> Exercise description: Output the material beneath this task exactly, images excluded.

┌──

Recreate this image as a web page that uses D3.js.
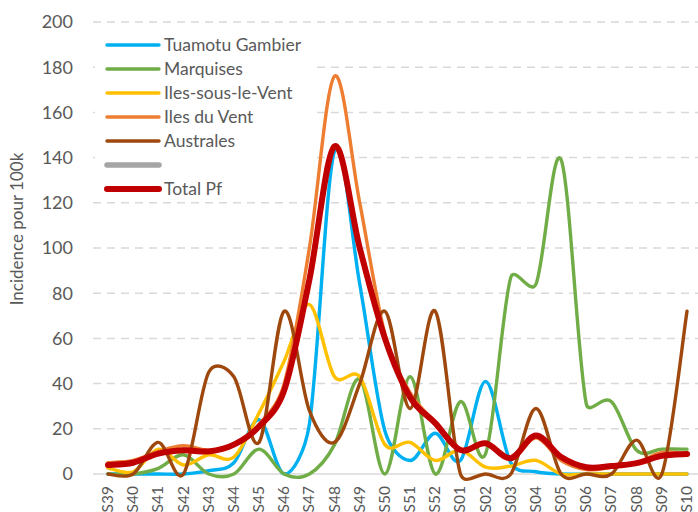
<!DOCTYPE html>
<html><head><meta charset="utf-8">
<script src="https://cdn.jsdelivr.net/npm/d3@7"></script>
<style>html,body{margin:0;padding:0;background:#fff;}</style>
</head><body>
<svg id="c" width="698" height="512"></svg>
<script>
const weeks = ["S39","S40","S41","S42","S43","S44","S45","S46","S47","S48","S49","S50","S51","S52","S01","S02","S03","S04","S05","S06","S07","S08","S09","S10"];
const tuamotu   = [0,0,0,0,1.5,5,24,0,22,143,84,19,6,18,6,41,5,1,0,0,0,0,0,0];
const marquises = [0,0,2.5,8.5,0,0,11,0,0,13,42,0,43,0,32,9,87,84,139,31,32,10.5,11,11];
const islv      = [2.6,1,11,4,8.5,7.5,27,50,75,43,43,13,14,6,10.6,3,3.5,6,0,0,0,0,0,0];
const idv       = [5,6,10,12.5,10.5,13,22,40,100,176,120,62,36,23,11,13.5,6.5,16,6,2,3,5,9.5,9];
const australes = [0,0,14,0,45,43,14,72,28,14,40,72,29,72,0,0,0,29,0,0,0,15,0,72];
const totalPf   = [4,5,9,10.5,10,13,21,37,86,145,100,60,34,22.5,10.6,13.6,7,17,7.5,3,3.5,4.8,8,8.8];
const yTicks = [0,20,40,60,80,100,120,140,160,180,200];
const seriesNames = ["Tuamotu Gambier","Marquises","Iles-sous-le-Vent","Iles du Vent","Australes","","Total Pf"];
const seriesColors = ["#00B0F0","#70AD47","#FFC000","#ED7D31","#9E480E","#A5A5A5","#C00000"];
const seriesData = [tuamotu, marquises, islv, idv, australes, null, totalPf];
const seriesWidths = [3.4,3.4,3.4,3.4,3.4,5.5,6];

// Excel-style smoothed curve for d3.line()
function ExcelSmooth(context){ this._context = context; }
ExcelSmooth.prototype = {
  areaStart(){ this._line = 0; }, areaEnd(){ this._line = NaN; },
  lineStart(){ this._pts = []; },
  point(x,y){ this._pts.push([+x,+y]); },
  lineEnd(){
    const P = this._pts, c = this._context, n = P.length;
    if(!n) return;
    c.moveTo(P[0][0],P[0][1]);
    const dist=(a,b)=>Math.hypot(a[0]-b[0],a[1]-b[1]);
    for(let i=0;i<n-1;i++){
      const p0=P[i-1]||P[i], p1=P[i], p2=P[i+1], p3=P[i+2]||P[i+1];
      const d12=dist(p1,p2), d02=dist(p0,p2), d13=dist(p1,p3);
      let f1=1/6, f2=1/6;
      if(d02/6 >= d12/2) f1 = d02>0 ? d12/d02/2 : 0;
      if(d13/6 >= d12/2) f2 = d13>0 ? d12/d13/2 : 0;
      const c1=[p1[0]+(p2[0]-p0[0])*f1, p1[1]+(p2[1]-p0[1])*f1];
      const c2=[p2[0]-(p3[0]-p1[0])*f2, p2[1]-(p3[1]-p1[1])*f2];
      c.bezierCurveTo(c1[0],c1[1],c2[0],c2[1],p2[0],p2[1]);
    }
  }
};
const curveExcel = ctx => new ExcelSmooth(ctx);

const font = "Lato, 'Open Sans', sans-serif";
const svg = d3.select("#c");
const x = d3.scalePoint().domain(weeks).range([108,687]);
const y = d3.scaleLinear().domain([0,200]).range([474,22]);

// gridlines
svg.append("g").selectAll("line").data(yTicks).join("line")
  .attr("x1",93).attr("x2",698)
  .attr("y1",d=>y(d)).attr("y2",d=>y(d))
  .attr("stroke","#D9D9D9").attr("stroke-width",1.5)
  .attr("stroke-dasharray",d=>d===0?null:"8,6");

// y tick labels
svg.append("g").selectAll("text").data(yTicks).join("text")
  .attr("x",73).attr("y",d=>y(d)).attr("dy","0.35em")
  .attr("text-anchor","end").attr("font-family",font).attr("font-size",18)
  .attr("fill","#595959").text(d=>d);

// x tick labels
svg.append("g").selectAll("text").data(weeks).join("text")
  .attr("transform",d=>`translate(${x(d)+5},486) rotate(-90)`)
  .attr("text-anchor","end").attr("font-family",font).attr("font-size",15.5)
  .attr("fill","#595959").text(d=>d);

// y title
svg.append("text").attr("transform","translate(23,229) rotate(-90)")
  .attr("text-anchor","middle").attr("font-family",font).attr("font-size",17)
  .attr("fill","#595959").text("Incidence pour 100k");

// legend background
svg.append("rect").attr("x",95).attr("y",30).attr("width",222).attr("height",172).attr("fill","#fff");

// series lines
const line = d3.line().x((d,i)=>x(weeks[i])).y(d=>y(d)).curve(curveExcel);
seriesData.forEach((s,k)=>{
  if(!s) return;
  svg.append("path").datum(s).attr("d",line).attr("fill","none")
    .attr("stroke",seriesColors[k]).attr("stroke-width",seriesWidths[k])
    .attr("stroke-linejoin","round").attr("stroke-linecap","round");
});

// legend
const lg = svg.append("g");
seriesNames.forEach((n,k)=>{
  const yy = 45 + k*24;
  lg.append("line").attr("x1",107).attr("x2",159).attr("y1",yy).attr("y2",yy)
    .attr("stroke",seriesColors[k]).attr("stroke-width",seriesWidths[k]).attr("stroke-linecap","round");
  lg.append("text").attr("x",164).attr("y",yy).attr("dy","0.35em")
    .attr("font-family",font).attr("font-size",17.5).attr("fill","#595959").text(n);
});
</script>
</body></html>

└──

> Correct answer:
Recreate this image as a web page that uses D3.js.
<!DOCTYPE html>
<html><head><meta charset="utf-8">
<script src="https://cdn.jsdelivr.net/npm/d3@7"></script>
<style>html,body{margin:0;padding:0;background:#fff;}</style>
</head><body>
<svg id="c" width="698" height="512"></svg>
<script>
const weeks = ["S39","S40","S41","S42","S43","S44","S45","S46","S47","S48","S49","S50","S51","S52","S01","S02","S03","S04","S05","S06","S07","S08","S09","S10"];
const tuamotu   = [0,0,0,0,1.5,5,24,0,22,143,84,19,6,18,6,41,5,1,0,0,0,0,0,0];
const marquises = [0,0,2.5,8.5,0,0,11,0,0,13,42,0,43,0,32,9,87,84,139,31,32,10.5,11,11];
const islv      = [2.6,1,11,4,8.5,7.5,27,50,75,43,43,13,14,6,10.6,3,3.5,6,0,0,0,0,0,0];
const idv       = [5,6,10,12.5,10.5,13,22,40,100,176,120,62,36,23,11,13.5,6.5,16,6,2,3,5,9.5,9];
const australes = [0,0,14,0,45,43,14,72,28,14,40,72,29,72,0,0,0,29,0,0,0,15,0,72];
const totalPf   = [4,5,9,10.5,10,13,21,37,86,145,100,60,34,22.5,10.6,13.6,7,17,7.5,3,3.5,4.8,8,8.8];
const yTicks = [0,20,40,60,80,100,120,140,160,180,200];
const seriesNames = ["Tuamotu Gambier","Marquises","Iles-sous-le-Vent","Iles du Vent","Australes","","Total Pf"];
const seriesColors = ["#00B0F0","#70AD47","#FFC000","#ED7D31","#9E480E","#A5A5A5","#C00000"];
const seriesData = [tuamotu, marquises, islv, idv, australes, null, totalPf];
const seriesWidths = [3.4,3.4,3.4,3.4,3.4,5.5,6];

// Excel-style smoothed curve for d3.line()
function ExcelSmooth(context){ this._context = context; }
ExcelSmooth.prototype = {
  areaStart(){ this._line = 0; }, areaEnd(){ this._line = NaN; },
  lineStart(){ this._pts = []; },
  point(x,y){ this._pts.push([+x,+y]); },
  lineEnd(){
    const P = this._pts, c = this._context, n = P.length;
    if(!n) return;
    c.moveTo(P[0][0],P[0][1]);
    const dist=(a,b)=>Math.hypot(a[0]-b[0],a[1]-b[1]);
    for(let i=0;i<n-1;i++){
      const p0=P[i-1]||P[i], p1=P[i], p2=P[i+1], p3=P[i+2]||P[i+1];
      const d12=dist(p1,p2), d02=dist(p0,p2), d13=dist(p1,p3);
      let f1=1/6, f2=1/6;
      if(d02/6 >= d12/2) f1 = d02>0 ? d12/d02/2 : 0;
      if(d13/6 >= d12/2) f2 = d13>0 ? d12/d13/2 : 0;
      const c1=[p1[0]+(p2[0]-p0[0])*f1, p1[1]+(p2[1]-p0[1])*f1];
      const c2=[p2[0]-(p3[0]-p1[0])*f2, p2[1]-(p3[1]-p1[1])*f2];
      c.bezierCurveTo(c1[0],c1[1],c2[0],c2[1],p2[0],p2[1]);
    }
  }
};
const curveExcel = ctx => new ExcelSmooth(ctx);

const font = "Lato, 'Open Sans', sans-serif";
const svg = d3.select("#c");
const x = d3.scalePoint().domain(weeks).range([108,687]);
const y = d3.scaleLinear().domain([0,200]).range([474,22]);

// gridlines
svg.append("g").selectAll("line").data(yTicks).join("line")
  .attr("x1",93).attr("x2",698)
  .attr("y1",d=>y(d)).attr("y2",d=>y(d))
  .attr("stroke","#D9D9D9").attr("stroke-width",1.5)
  .attr("stroke-dasharray",d=>d===0?null:"8,6");

// y tick labels
svg.append("g").selectAll("text").data(yTicks).join("text")
  .attr("x",73).attr("y",d=>y(d)).attr("dy","0.35em")
  .attr("text-anchor","end").attr("font-family",font).attr("font-size",18)
  .attr("fill","#595959").text(d=>d);

// x tick labels
svg.append("g").selectAll("text").data(weeks).join("text")
  .attr("transform",d=>`translate(${x(d)+5},486) rotate(-90)`)
  .attr("text-anchor","end").attr("font-family",font).attr("font-size",15.5)
  .attr("fill","#595959").text(d=>d);

// y title
svg.append("text").attr("transform","translate(23,229) rotate(-90)")
  .attr("text-anchor","middle").attr("font-family",font).attr("font-size",17)
  .attr("fill","#595959").text("Incidence pour 100k");

// legend background
svg.append("rect").attr("x",95).attr("y",30).attr("width",222).attr("height",172).attr("fill","#fff");

// series lines
const line = d3.line().x((d,i)=>x(weeks[i])).y(d=>y(d)).curve(curveExcel);
seriesData.forEach((s,k)=>{
  if(!s) return;
  svg.append("path").datum(s).attr("d",line).attr("fill","none")
    .attr("stroke",seriesColors[k]).attr("stroke-width",seriesWidths[k])
    .attr("stroke-linejoin","round").attr("stroke-linecap","round");
});

// legend
const lg = svg.append("g");
seriesNames.forEach((n,k)=>{
  const yy = 45 + k*24;
  lg.append("line").attr("x1",107).attr("x2",159).attr("y1",yy).attr("y2",yy)
    .attr("stroke",seriesColors[k]).attr("stroke-width",seriesWidths[k]).attr("stroke-linecap","round");
  lg.append("text").attr("x",164).attr("y",yy).attr("dy","0.35em")
    .attr("font-family",font).attr("font-size",17.5).attr("fill","#595959").text(n);
});
</script>
</body></html>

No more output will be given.